Revenons sur le passé : en 2015, le nombre de réfugiés a fortement augmenté en Allemagne - les débats publics se sont enflammés. De nombreuses communes étaient dépassées, elles atteignaient leurs limites en matière d’accueil et de logement. Plusieurs maires ont sonné l’alarme – on ne pouvait plus accueillir davantage de personnes.
C’est à cette époque que le maire d’Altena s’est fait remarquer, lorsque sa ville, en plus des 270 réfugiés qui lui étaient affectés, s’est portée volontaire pour en accueillir 100 supplémentaires. Selon Andreas Hollstein, l’Allemagne a géré des chiffres beaucoup plus importants après la Seconde Guerre mondiale. Le maire appelle à ce que l’on considère avec objectivité l’importance de ce qui est qualifié de vague de réfugiés. Aux esprits critiques il répond « lorsque 80 personnes sont ici dans le bistrot et qu’un Syrien vient s’y ajouter on ne peut vraiment pas parler d’‘emprise étrangère’ ».
« Nous nous sommes sentis honorés »
A Altena, l’intégration fonctionne – l’engagement de la ville est considéré comme exemplaire. En mai 2017, la chancelière Angela Merkel a remis à la commune, pour la première fois, le Prix du gouvernement fédéral pour l’intégration doté de 10 000 euros. Le prix a été remis à la chancellerie à Berlin à Nicole Möhring qui représentait les autres membres du groupe. « Même si cela paraît curieux, nous nous sommes sentis honorés » dit-elle.

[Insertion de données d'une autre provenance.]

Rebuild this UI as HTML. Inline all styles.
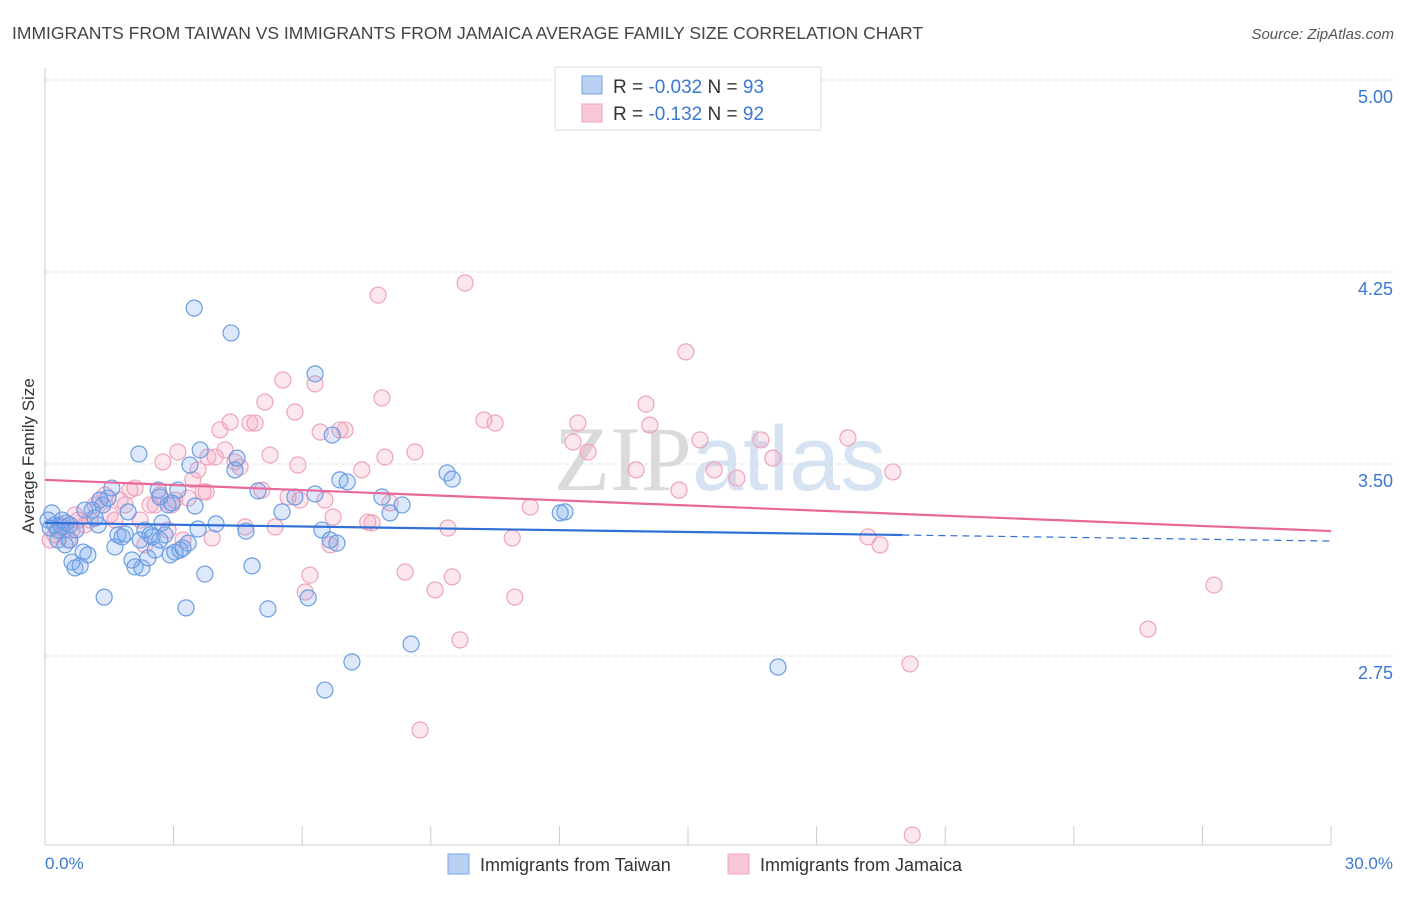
<!DOCTYPE html>
<html><head><meta charset="utf-8"><style>
body{margin:0;background:#fff;font-family:"Liberation Sans",sans-serif}
svg text{font-family:"Liberation Sans",sans-serif}
</style></head><body>
<svg id="chart" width="1406" height="892" xmlns="http://www.w3.org/2000/svg">
<text x="12" y="39" font-size="17.5" fill="#444">IMMIGRANTS FROM TAIWAN VS IMMIGRANTS FROM JAMAICA AVERAGE FAMILY SIZE CORRELATION CHART</text>
<text x="1394" y="39" font-size="15" fill="#555" text-anchor="end" font-style="italic">Source: ZipAtlas.com</text>
<g id="grid"></g>
<text x="720" y="490" font-size="92" text-anchor="middle" fill="#ddd" opacity="0.7"><tspan font-family="Liberation Serif" fill="#ccc">ZIP</tspan><tspan fill="#c5d8ef">atlas</tspan></text>
<g id="axes"></g>
<g id="pts"></g>
<g id="trends"></g>
<text transform="translate(34,456) rotate(-90)" font-size="17" fill="#333" text-anchor="middle">Average Family Size</text>
<text x="45" y="869" font-size="17" fill="#3a78d4">0.0%</text>
<text x="1393" y="869" font-size="17" fill="#3a78d4" text-anchor="end">30.0%</text>
<g>
<rect x="555" y="67" width="266" height="63" fill="#fff" stroke="#ddd"/>
<rect x="582" y="76" width="20" height="18" fill="#b9d0f3" stroke="#7aa6e6"/>
<rect x="582" y="104" width="20" height="18" fill="#f8c8d8" stroke="#eea3bc"/>
<text x="613" y="93" font-size="19" fill="#333">R = <tspan fill="#3a78d4">-0.032</tspan>   N = <tspan fill="#3a78d4">93</tspan></text>
<text x="613" y="120" font-size="19" fill="#333">R =  <tspan fill="#3a78d4">-0.132</tspan>   N = <tspan fill="#3a78d4">92</tspan></text>
</g>
<g>
<rect x="448" y="854" width="21" height="20" fill="#b9d0f3" stroke="#7aa6e6"/>
<text x="480" y="871" font-size="18" fill="#333">Immigrants from Taiwan</text>
<rect x="728" y="854" width="21" height="20" fill="#f8c8d8" stroke="#eea3bc"/>
<text x="760" y="871" font-size="18" fill="#333">Immigrants from Jamaica</text>
</g>
</svg>
<script>
const yTicks=[5.00,4.25,3.50,2.75];
const xTickCount=10;
const taiwanX=[.16,.23,.30,.40,.49,.58,.63,.70,.82,.89,1.00,1.10,1.17,1.24,1.35,1.38,1.47,1.56,1.63,1.70,1.80,1.87,1.94,2.03,2.10,2.19,2.26,2.33,2.40,2.45,2.50,2.57,2.64,2.68,2.73,2.80,2.87,2.92,2.96,3.03,3.10,3.15,3.22,3.29,3.34,3.38,3.48,3.50,3.57,3.62,3.73,3.99,4.34,4.43,4.48,4.69,4.83,4.97,5.20,5.53,5.83,6.14,6.30,6.30,6.46,6.53,6.65,6.70,6.81,6.88,7.05,7.16,7.86,8.05,8.33,8.54,9.38,9.50,12.02,12.13,17.10,.07,.12,.30,.47,.58,.72,.40,.93,1.28,2.22,2.68];
const taiwanY=[3.309,3.262,3.242,3.254,3.270,3.203,3.117,3.094,3.102,3.156,3.145,3.320,3.289,3.262,3.340,2.980,3.367,3.406,3.176,3.223,3.215,3.227,3.313,3.125,3.098,3.539,3.094,3.242,3.133,3.223,3.215,3.164,3.398,3.371,3.270,3.223,3.340,3.145,3.348,3.156,3.398,3.164,3.172,2.938,3.191,3.496,4.109,3.336,3.246,3.555,3.070,3.266,4.012,3.477,3.523,3.238,3.102,3.395,2.934,3.313,3.371,2.977,3.383,3.852,3.242,2.617,3.203,3.613,3.191,3.438,3.430,2.727,3.371,3.309,3.340,2.797,3.465,3.441,3.309,3.313,2.707,3.281,3.250,3.203,3.184,3.262,3.242,3.281,3.320,3.359,3.203,3.203];
const jamaicaX=[.12,.23,.35,.47,.54,.63,.70,.77,.93,1.05,1.17,1.28,1.40,1.52,1.63,1.75,1.87,1.98,2.10,2.22,2.33,2.45,2.57,2.68,2.75,2.87,2.96,3.03,3.10,3.22,3.34,3.45,3.57,3.69,3.76,3.80,3.90,3.97,4.08,4.20,4.32,4.43,4.55,4.67,4.78,4.90,5.06,5.13,5.25,5.37,5.55,5.67,5.83,5.90,5.95,6.07,6.18,6.30,6.42,6.53,6.65,6.72,6.88,7.00,7.39,7.53,7.63,7.77,7.86,7.93,8.05,8.40,8.63,8.75,9.10,9.40,9.50,9.68,9.80,10.24,10.50,10.90,10.96,11.32,12.32,12.43,12.67,13.79,14.02,14.11,14.79,14.95,15.28,15.61,16.14,16.70,16.98,18.73,19.20,19.48,19.78,20.18,20.23,25.73,27.27];
const jamaicaY=[3.203,3.223,3.262,3.242,3.203,3.242,3.301,3.281,3.262,3.281,3.340,3.359,3.379,3.301,3.281,3.359,3.340,3.398,3.406,3.281,3.184,3.340,3.340,3.379,3.508,3.242,3.340,3.359,3.547,3.203,3.367,3.438,3.477,3.391,3.391,3.527,3.211,3.527,3.633,3.555,3.664,3.508,3.488,3.254,3.660,3.660,3.398,3.742,3.535,3.254,3.828,3.371,3.703,3.496,3.359,3.000,3.066,3.813,3.625,3.359,3.184,3.293,3.633,3.633,3.477,3.273,3.270,4.160,3.758,3.527,3.348,3.078,3.547,2.461,3.008,3.250,3.059,2.813,4.207,3.672,3.660,3.211,2.980,3.332,3.586,3.660,3.547,3.477,3.734,3.652,3.398,3.938,3.594,3.477,3.445,3.594,3.523,3.602,3.215,3.184,3.469,2.719,2.051,2.855,3.027];
const taiwanTrend=[3.270,3.199];
const jamaicaTrend=[3.438,3.238];
const taiwanSolidEnd=20;

const X0=45,X1=1331,XMAX=30,Y5=80,PX=256;
const sx=v=>X0+(v/XMAX)*(X1-X0);
const sy=v=>Y5+(5-v)*PX;
const NS="http://www.w3.org/2000/svg";
function mk(t,a,p){const e=document.createElementNS(NS,t);for(const k in a)e.setAttribute(k,a[k]);p.appendChild(e);return e;}
const grid=document.getElementById('grid'),axes=document.getElementById('axes');
yTicks.forEach(v=>{
 const l=mk('line',{x1:X0,x2:1394,y1:sy(v),y2:sy(v),stroke:'#ddd','stroke-dasharray':'4,4'},grid);
 
 
 const t=mk('text',{x:1393,y:sy(v)+23,'font-size':18,fill:'#3a78d4','text-anchor':'end'},axes);
 t.textContent=v.toFixed(2);
 
 
});
const ax=mk('line',{x1:X0,x2:X0,y1:68,y2:845,stroke:'#ccc'},axes);


const bx=mk('line',{x1:X0,x2:X1,y1:845,y2:845,stroke:'#ccc'},axes);


for(let i=0;i<=xTickCount;i++){
 const tk=mk('line',{x1:sx(i*XMAX/xTickCount),x2:sx(i*XMAX/xTickCount),y1:826,y2:845,stroke:'#ccc'},axes);
 
 
}
const pts=document.getElementById('pts');
function plot(xs,ys,fill,stroke,name){
 xs.forEach((x,i)=>{
  const c=mk('circle',{cx:sx(x),cy:sy(ys[i]),r:8,fill:fill,stroke:stroke,'stroke-width':1.2},pts);
  
  
 });
}
plot(jamaicaX,jamaicaY,'rgba(244,160,188,0.25)','#eea3bc','point-jamaica');
plot(taiwanX,taiwanY,'rgba(120,165,235,0.25)','#6b9de3','point-taiwan');
const tr=document.getElementById('trends');
const tAt=x=>taiwanTrend[0]+(taiwanTrend[1]-taiwanTrend[0])*x/XMAX;
const l1=mk('line',{x1:sx(0),y1:sy(tAt(0)),x2:sx(taiwanSolidEnd),y2:sy(tAt(taiwanSolidEnd)),stroke:'#2f6fd6','stroke-width':2.2},tr);


const l2=mk('line',{x1:sx(taiwanSolidEnd),y1:sy(tAt(taiwanSolidEnd)),x2:sx(XMAX),y2:sy(tAt(XMAX)),stroke:'#2f6fd6','stroke-width':1.2,'stroke-dasharray':'7,5'},tr);


const l3=mk('line',{x1:sx(0),y1:sy(jamaicaTrend[0]),x2:sx(XMAX),y2:sy(jamaicaTrend[1]),stroke:'#e8689a','stroke-width':2.2},tr);


</script>
</body></html>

Depuis, des scientifiques du monde entier se sont penchés sur l’intégration pratiquée à Altena. L’Organisation de Coopération et de Développement Economique (OCDE) a même envoyé une délégation dans la petite ville du Sauerland pour analyser ce qu’elle fait mieux que les autres.
Il est déterminant que le courant passe
Les chercheurs sur la migration ne trouveront pas de concepts écrits détaillés. Il n’y a pas de « recette du succès » - selon les responsables, cela réside dans l’interaction. L’institution communale « Stellwerk », qui gère l’engagement bénévole et la politique d’intégration de la mairie, joue un rôle important.
Anette Wesemann dirige « Stellwerk ». La pédagogue diplômée connaît les défis quotidiens que représente l’intégration. Elle sait quels efforts sont liés à chaque destin individuel et de quelles déceptions les bénévoles font l’expérience. « Ils vont mal et sont tristes lorsque – comme ça vient d’être le cas – une famille dont ils s’occupaient depuis plus d’un an à Altena vient d’être expulsée vers l’Afghanistan. C’est douloureux ».
Personne ne devrait tomber à travers les mailles du filet
Samira Lorsbach et Nadja Mehari hochent la tête. Les deux femmes sont les interlocutrices pour les réfugiés pour toutes sortes de questions ; l’une est employée, l’autre est bénévole. Elles se sentent responsables des gens. Altena ne laissent plus ses « réfugiés » livrés à eux-mêmes après leur arrivée – ils sont actuellement quelque 450 venant essentiellement de Syrie, d’Erythrée et d’Irak. Les collaborateurs et les assistants leur donnent accès à des cours de langue, les conseillent pour une orientation professionnelle, assurent le contact avec les services sociaux, les services de protection pour la jeunesse ou le job center. Les démarches sont rapides, les collaborateurs aux différents postes se connaissent – cela aide.
Une différence supplémentaire entre Altena et les autres communes : les réfugiés ne sont pas placés dans de grands centres mais sont répartis dans la ville. Ainsi, ils entrent plus rapidement en contact avec leurs voisins. Il y a assez de place à Altena : plus d’un appartement sur dix est vide. Aucune autre ville de Rhénanie du Nord-Westphalie n’a connu une telle décroissance au cours des dernières décennies. En 1970, Altena, où par le passé essentiellement des usines de tréfilage procuraient des emplois, comptait quelque 32 000 habitants. Aujourd’hui il n’y en a qu’un peu plus de la moitié.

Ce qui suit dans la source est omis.